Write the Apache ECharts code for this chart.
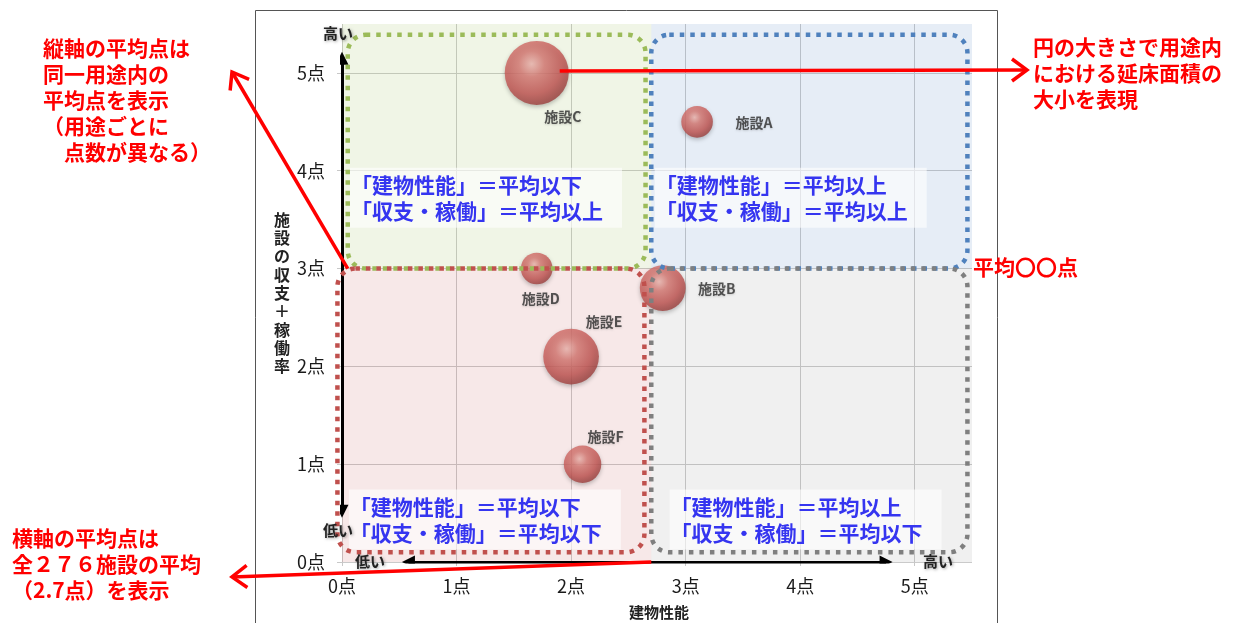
<!DOCTYPE html>
<html>
<head>
<meta charset="utf-8">
<script src="https://cdn.jsdelivr.net/npm/echarts@6/dist/echarts.min.js"></script>
<style>
  html, body { margin: 0; padding: 0; background: #fff; }
  #chart { width: 1234px; height: 623px; }
</style>
</head>
<body>
<div id="chart"></div>
<script>
// Facility portfolio: building performance vs. revenue + utilisation
const facilities     = ['施設A', '施設B', '施設C', '施設D', '施設E', '施設F'];
const buildingScore  = [3.1, 2.8, 1.7, 1.7, 2.0, 2.1];
const operationScore = [4.5, 2.8, 5.0, 3.0, 2.1, 1.0];
const floorArea      = [10, 21, 41, 10, 31, 14];   // relative gross floor area
const xTickLabels = ['0点', '1点', '2点', '3点', '4点', '5点'];
const yTickLabels = ['0点', '1点', '2点', '3点', '4点', '5点'];
const avgBuilding  = 2.7;   // mean of all 276 facilities
const avgOperation = 3.0;   // mean within the same use category
const quadrantText = {
  tl: ['「建物性能」＝平均以下', '「収支・稼働」＝平均以上'],
  tr: ['「建物性能」＝平均以上', '「収支・稼働」＝平均以上'],
  bl: ['「建物性能」＝平均以下', '「収支・稼働」＝平均以下'],
  br: ['「建物性能」＝平均以上', '「収支・稼働」＝平均以下']
};
const noteVertical   = ['縦軸の平均点は', '同一用途内の', '平均点を表示', '（用途ごとに', '　点数が異なる）'];
const noteSize       = ['円の大きさで用途内', 'における延床面積の', '大小を表現'];
const noteHorizontal = ['横軸の平均点は', '全２７６施設の平均', '（2.7点）を表示'];
const noteAverage    = '平均〇〇点';
const xAxisTitle = '建物性能';
const yAxisTitle = '施設の収支＋稼働率';

// label placement around each bubble (pixel offsets from centre)
const labelOffset = {
  '施設A': [57, 1], '施設B': [54, 1], '施設C': [26, 44],
  '施設D': [4, 30], '施設E': [33, -35], '施設F': [23, -27]
};

const JP = '"Noto Sans CJK JP", "Noto Sans", sans-serif';
const RED = '#ff0000';
const BLUE_TEXT = '#3535f0';
const AX_MAX = 5.5;

const chart = echarts.init(document.getElementById('chart'));

const sphere = {
  type: 'radial', x: 0.42, y: 0.36, r: 0.72,
  colorStops: [
    { offset: 0, color: '#f2b9b2' },
    { offset: 0.28, color: '#db7b75' },
    { offset: 0.65, color: '#c55653' },
    { offset: 1, color: '#8c3634' }
  ]
};

const points = facilities.map((name, i) => ({
  name,
  value: [buildingScore[i], operationScore[i], floorArea[i]],
  label: { offset: labelOffset[name] }
}));

const option = {
  animation: false,
  backgroundColor: '#fff',
  grid: { left: 342, top: 24, width: 630, height: 538 },
  xAxis: {
    type: 'value', min: 0, max: AX_MAX, interval: 1,
    axisLine: { show: false },
    axisTick: { show: true, length: 4, lineStyle: { color: '#c8c8c8' } },
    splitLine: { show: true, showMaxLine: false, lineStyle: { color: '#cacaca', width: 1 } },
    axisLabel: {
      margin: 15, color: '#1a1a1a', fontFamily: JP, fontSize: 18,
      showMaxLabel: false,
      formatter: v => (Number.isInteger(v) && xTickLabels[v]) ? xTickLabels[v] : ''
    }
  },
  yAxis: {
    type: 'value', min: 0, max: AX_MAX, interval: 1,
    axisLine: { show: false },
    axisTick: { show: true, length: 5, lineStyle: { color: '#c8c8c8' } },
    splitLine: { show: true, showMaxLine: false, lineStyle: { color: '#cacaca', width: 1 } },
    axisLabel: {
      margin: 17, color: '#1a1a1a', fontFamily: JP, fontSize: 18,
      showMaxLabel: false,
      formatter: v => (Number.isInteger(v) && yTickLabels[v]) ? yTickLabels[v] : ''
    }
  },
  series: [
    {
      // quadrant shading split at the two averages
      type: 'scatter', data: [], silent: true,
      markArea: {
        silent: true,
        data: [
          [{ xAxis: 0, yAxis: avgOperation, itemStyle: { color: 'rgba(155,187,89,0.15)' } }, { xAxis: avgBuilding, yAxis: AX_MAX }],
          [{ xAxis: avgBuilding, yAxis: avgOperation, itemStyle: { color: 'rgba(79,129,189,0.14)' } }, { xAxis: AX_MAX, yAxis: AX_MAX }],
          [{ xAxis: 0, yAxis: 0, itemStyle: { color: 'rgba(192,80,77,0.13)' } }, { xAxis: avgBuilding, yAxis: avgOperation }],
          [{ xAxis: avgBuilding, yAxis: 0, itemStyle: { color: 'rgba(128,128,128,0.12)' } }, { xAxis: AX_MAX, yAxis: avgOperation }]
        ]
      }
    },
    {
      // axis arrows (low → high)
      type: 'lines', coordinateSystem: 'cartesian2d', silent: true, z: 4,
      symbol: ['triangle', 'triangle'], symbolSize: 13,
      lineStyle: { color: '#000', width: 3, opacity: 1 },
      data: [
        { coords: [[0, 0.52], [0, 5.15]] },
        { coords: [[0.58, 0], [4.75, 0]] }
      ]
    },
    {
      name: '施設', type: 'scatter', z: 6,
      data: points,
      symbolSize: d => 10 * Math.sqrt(d[2]),
      itemStyle: {
        color: sphere,
        shadowBlur: 4, shadowColor: 'rgba(0,0,0,0.3)', shadowOffsetY: 2
      },
      label: {
        show: true, position: 'inside',
        formatter: p => p.name,
        color: '#2e2e2e', fontFamily: JP, fontWeight: 'bold', fontSize: 14,
        textShadowColor: 'rgba(0,0,0,0.2)', textShadowBlur: 2, textShadowOffsetY: 1
      }
    }
  ]
};

chart.setOption(option);

const px = (x, y) => chart.convertToPixel({ gridIndex: 0 }, [x, y]);

// dotted rounded outlines around each quadrant (data units)
const outlines = [
  { x: [0.05, 2.65], y: [avgOperation, 5.39], color: '#9bbb59' },
  { x: [2.70, 5.46], y: [avgOperation, 5.39], color: '#4f81bd' },
  { x: [-0.04, 2.64], y: [0.10, avgOperation], color: '#c0504d' },
  { x: [2.70, 5.46], y: [0.10, avgOperation], color: '#7f7f7f' }
];

const graphics = [];

// outer frame
graphics.push({
  type: 'rect', z: 1, silent: true,
  shape: { x: 255.5, y: 10.5, width: 742, height: 640 },
  style: { fill: 'none', stroke: '#555', lineWidth: 1 }
});

outlines.forEach(o => {
  const p1 = px(o.x[0], o.y[1]);
  const p2 = px(o.x[1], o.y[0]);
  graphics.push({
    type: 'rect', z: 20, silent: true,
    shape: { x: p1[0], y: p1[1], width: p2[0] - p1[0], height: p2[1] - p1[1], r: 18 },
    style: { fill: 'none', stroke: o.color, lineWidth: 4.5, lineDash: [4.5, 6] }
  });
});

// quadrant captions
const captionAt = [
  { key: 'tl', x: 0.07, y: 4.03 },
  { key: 'tr', x: 2.73, y: 4.03 },
  { key: 'bl', x: 0.06, y: 0.74 },
  { key: 'br', x: 2.86, y: 0.74 }
];
captionAt.forEach(c => {
  const p = px(c.x, c.y);
  graphics.push({
    type: 'rect', z: 15, silent: true,
    shape: { x: p[0], y: p[1], width: 272, height: 60 },
    style: { fill: 'rgba(255,255,255,0.6)' }
  });
  graphics.push({
    type: 'text', z: 16, silent: true,
    x: p[0] + 1, y: p[1] + 4,
    style: {
      text: quadrantText[c.key].join('\n'),
      fill: BLUE_TEXT, font: 'bold 21px ' + JP, lineHeight: 26,
      textAlign: 'left', textVerticalAlign: 'top'
    }
  });
});

// high / low markers
function tag(text, x, y) {
  graphics.push({
    type: 'text', z: 22, silent: true, x, y,
    style: {
      text, fill: '#222', font: 'bold 15px ' + JP,
      textAlign: 'center', textVerticalAlign: 'middle',
      textShadowColor: 'rgba(0,0,0,0.35)', textShadowBlur: 3, textShadowOffsetX: 1, textShadowOffsetY: 1
    }
  });
}
tag('高い', 338, 33);
tag('低い', 338, 530);
tag('低い', 370, 561);
tag('高い', 938, 561);

// axis titles
graphics.push({
  type: 'text', z: 10, silent: true, x: 282, y: 293,
  style: {
    text: yAxisTitle.split('').join('\n'), fill: '#222', font: 'bold 16px ' + JP,
    lineHeight: 18.3, textAlign: 'center', textVerticalAlign: 'middle'
  }
});
graphics.push({
  type: 'text', z: 10, silent: true, x: 659, y: 612,
  style: { text: xAxisTitle, fill: '#222', font: 'bold 15px ' + JP, textAlign: 'center', textVerticalAlign: 'middle' }
});

// red call-outs
function note(lines, x, yTop) {
  graphics.push({
    type: 'text', z: 30, silent: true, x, y: yTop,
    style: {
      text: Array.isArray(lines) ? lines.join('\n') : lines,
      fill: RED, font: 'bold 21px ' + JP, lineHeight: 26,
      textAlign: 'left', textVerticalAlign: 'top'
    }
  });
}
function arrow(from, tip) {
  const dx = tip[0] - from[0], dy = tip[1] - from[1];
  const len = Math.hypot(dx, dy), ux = dx / len, uy = dy / len;
  const L = 15, W = 11;
  graphics.push({
    type: 'line', z: 30, silent: true,
    shape: { x1: from[0], y1: from[1], x2: tip[0], y2: tip[1] },
    style: { stroke: RED, lineWidth: 3.5 }
  });
  graphics.push({
    type: 'polyline', z: 30, silent: true,
    shape: { points: [
      [tip[0] - L * ux - W * uy, tip[1] - L * uy + W * ux],
      [tip[0], tip[1]],
      [tip[0] - L * ux + W * uy, tip[1] - L * uy - W * ux]
    ] },
    style: { stroke: RED, lineWidth: 3.5, fill: 'none', lineJoin: 'miter' }
  });
}

note(noteVertical, 43, 35);
note(noteSize, 1033, 34);
note(noteHorizontal, 12, 525);
note(noteAverage, 973, 254);

const iC = facilities.indexOf('施設C');
const cPix = px(buildingScore[iC], operationScore[iC]);
arrow(px(0.05, avgOperation), [232, 72]);
arrow([cPix[0] + 23, cPix[1] - 2], [1027, 70]);
arrow(px(avgBuilding, 0), [232, 577]);

chart.setOption({ graphic: { elements: graphics } });
</script>
</body>
</html>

☆ ☆ ☆ ☆ ☆ ☆ ☆

> [What the task asks] Your task is to restate word for word the lines from the top of the data to the line containing "const yAxisTitle = '施設の収支＋稼働率';", both ends included, with every picture left out.

> [Solution to the exercise]
Write the Apache ECharts code for this chart.
<!DOCTYPE html>
<html>
<head>
<meta charset="utf-8">
<script src="https://cdn.jsdelivr.net/npm/echarts@6/dist/echarts.min.js"></script>
<style>
  html, body { margin: 0; padding: 0; background: #fff; }
  #chart { width: 1234px; height: 623px; }
</style>
</head>
<body>
<div id="chart"></div>
<script>
// Facility portfolio: building performance vs. revenue + utilisation
const facilities     = ['施設A', '施設B', '施設C', '施設D', '施設E', '施設F'];
const buildingScore  = [3.1, 2.8, 1.7, 1.7, 2.0, 2.1];
const operationScore = [4.5, 2.8, 5.0, 3.0, 2.1, 1.0];
const floorArea      = [10, 21, 41, 10, 31, 14];   // relative gross floor area
const xTickLabels = ['0点', '1点', '2点', '3点', '4点', '5点'];
const yTickLabels = ['0点', '1点', '2点', '3点', '4点', '5点'];
const avgBuilding  = 2.7;   // mean of all 276 facilities
const avgOperation = 3.0;   // mean within the same use category
const quadrantText = {
  tl: ['「建物性能」＝平均以下', '「収支・稼働」＝平均以上'],
  tr: ['「建物性能」＝平均以上', '「収支・稼働」＝平均以上'],
  bl: ['「建物性能」＝平均以下', '「収支・稼働」＝平均以下'],
  br: ['「建物性能」＝平均以上', '「収支・稼働」＝平均以下']
};
const noteVertical   = ['縦軸の平均点は', '同一用途内の', '平均点を表示', '（用途ごとに', '　点数が異なる）'];
const noteSize       = ['円の大きさで用途内', 'における延床面積の', '大小を表現'];
const noteHorizontal = ['横軸の平均点は', '全２７６施設の平均', '（2.7点）を表示'];
const noteAverage    = '平均〇〇点';
const xAxisTitle = '建物性能';
const yAxisTitle = '施設の収支＋稼働率';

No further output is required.